На очной ставке Нинель Эдуардовна вела себя вызывающе. Презрительно кривя губы и окатывая Любу ледяными взглядами, она отрицала сам факт их разговора в своем кабинете. Было ясно, что голыми руками эту жабу не взять — слишком уж она была скользкой.
Когда ее увели, Люба облегченно вздохнула. Следователь, усмехнувшись, встал и открыл форточку:
— Ее парфюмерия долго не выветривается. Мне даже жена выговорила, мол, с кем ты там якшаешься — у тебя костюм насквозь пропитался духами.
— Если она все отрицает, то на каком основании ее арестовали? — спросила Люба, явно не горя желанием обсуждать «парфюмерию» Нинель.
— Ее задержали на основании показаний Ощепкова. Он раскололся и потащил за собой остальных. Норкина, по его словам, имела тридцать процентов от доходов, — он снова сел за стол. — Но мне нужны прямые улики и надежные свидетели. Почти все старики, у которых они отняли квартиры, поумирали. Двое, правда, живы, но они в тяжелом состоянии.

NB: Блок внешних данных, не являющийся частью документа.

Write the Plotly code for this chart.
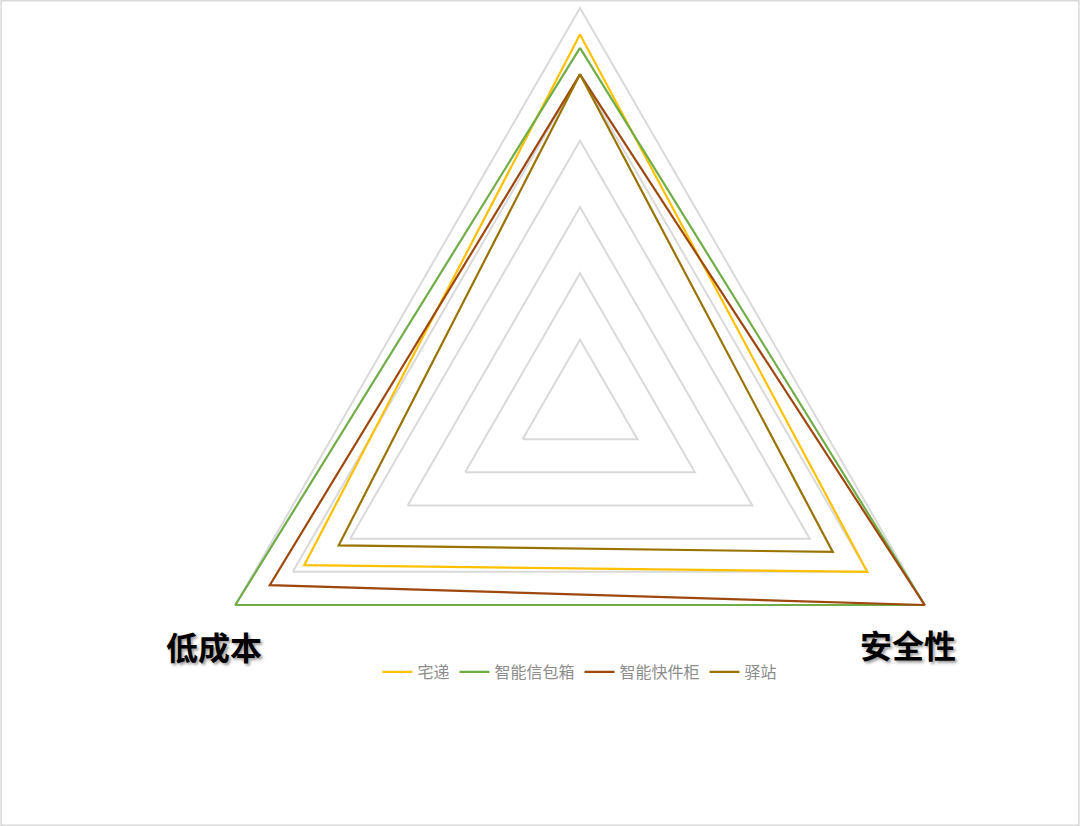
import plotly.graph_objects as go

categories = ["效率", "安全性", "低成本"]
series_names = ["宅递", "智能信包箱", "智能快件柜", "驿站"]
zhaidi = [5.6, 5.0, 4.8]
xinbaoxiang = [5.4, 6.0, 6.0]
kuaijiangui = [5.0, 6.0, 5.4]
yizhan = [5.0, 4.4, 4.2]
series_values = [zhaidi, xinbaoxiang, kuaijiangui, yizhan]
colors = ["#FFC000", "#70AD47", "#9E480E", "#997300"]

fig = go.Figure()
for name, vals, col in zip(series_names, series_values, colors):
    fig.add_trace(go.Scatterpolar(
        r=vals + vals[:1],
        theta=categories + categories[:1],
        mode="lines",
        name=name,
        line=dict(color=col, width=2.2),
        cliponaxis=False,
        hoverinfo="skip",
    ))

W, H = 1080, 826
rmax, rpad = 6, 6.08
cx, cy = 580, 406
R = 398 * rpad / rmax
label_font = dict(family="Noto Sans CJK SC", size=32, color="black", weight="bold",
                  shadow="2px 2px 3px rgba(0,0,0,0.4)")
fig.update_layout(
    width=W, height=H,
    margin=dict(l=0, r=0, t=0, b=0),
    paper_bgcolor="white",
    plot_bgcolor="white",
    polar=dict(
        domain=dict(x=[(cx - R) / W, (cx + R) / W], y=[(H - cy - R) / H, (H - cy + R) / H]),
        bgcolor="white",
        gridshape="linear",
        angularaxis=dict(
            rotation=90, direction="clockwise", layer="below traces",
            showgrid=False, showline=False,
            showticklabels=False, ticks="",
        ),
        radialaxis=dict(
            range=[0, rpad], tickvals=[1, 2, 3, 4, 5, 6], showline=False, showticklabels=False, ticks="",
            gridcolor="#d9d9d9", gridwidth=1.5, layer="below traces",
        ),
    ),
    showlegend=True,
    legend=dict(
        orientation="h", x=0.537, y=(H - 672) / H, xanchor="center", yanchor="middle",
        font=dict(family="Noto Sans CJK SC", size=16, color="#8c8c8c"),
        itemwidth=30, tracegroupgap=0,
    ),
    annotations=[
        dict(text=categories[2], x=214 / W, y=(H - 646) / H, xref="paper", yref="paper",
             showarrow=False, xanchor="center", yanchor="middle", font=label_font),
        dict(text=categories[1], x=908 / W, y=(H - 644) / H, xref="paper", yref="paper",
             showarrow=False, xanchor="center", yanchor="middle", font=label_font),
    ],
    shapes=[dict(type="rect", xref="paper", yref="paper", x0=0.001, y0=0.001, x1=0.999, y1=0.999,
                 line=dict(color="#d9d9d9", width=1.5))],
)

fig.write_html("out.html", config={"displayModeBar": False},
               post_script="document.body.style.margin='0';document.body.style.padding='0';")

— Неужели в вашем городе столько одиноких стариков?
— Нет, конечно. В интернате — народ из разных мест: других городов, поселков, деревень. Кстати, Ощепков и компания не гнушались и деревенскими домами.
— Это значит, что им помогали представители власти?
— Естественно. У них были «свои» чиновники и «свой» нотариус. Хорошо отлаженный механизм отъема квартир. Со всеми фигурантами вы можете познакомиться на суде. Я думаю, к январю материалы следствия будут переданы в суд. А дело о покушении, скорее всего, выделят в особое производство.
Перед тем как возвращаться в Москву, решили втроем пообедать в местном ресторане. Аня поначалу сильно стеснялась, но остроумные шутки Владислава и ласковый тон Любы успокоили ее. Девочка смеялась над тем, как Владислав удачно изображал из себя неотесанного и сильно близорукого посетителя. Он читал меню и при этом специально коверкал названия блюд, придумывая новые — необычные и смешные. Например, вместо салата «Вешний», он читал: «Салат «Бешеный» — и тут же поправлялся, называя его «Зловещим». Закуска «Изящная» у него стала «Замазкой из ящика», коктейль «Кленовый нектар» — «Клёвым гектаром» и так далее. Аня заливалась колокольчиком, а Люба шикала на сына, вошедшего во вкус и не замечающего косых взглядов посетителей ресторана, правда, весьма малочисленных в это время суток. Но в душе у нее, что называется, цвела сирень и пели птицы. Такую эйфорию она испытала всего дважды — в дни их с Игорем свадьбы и рождения сына. Договорились, что Аня будет называть ее Любовь Антоновной, а Владислава — Владом или Владиком.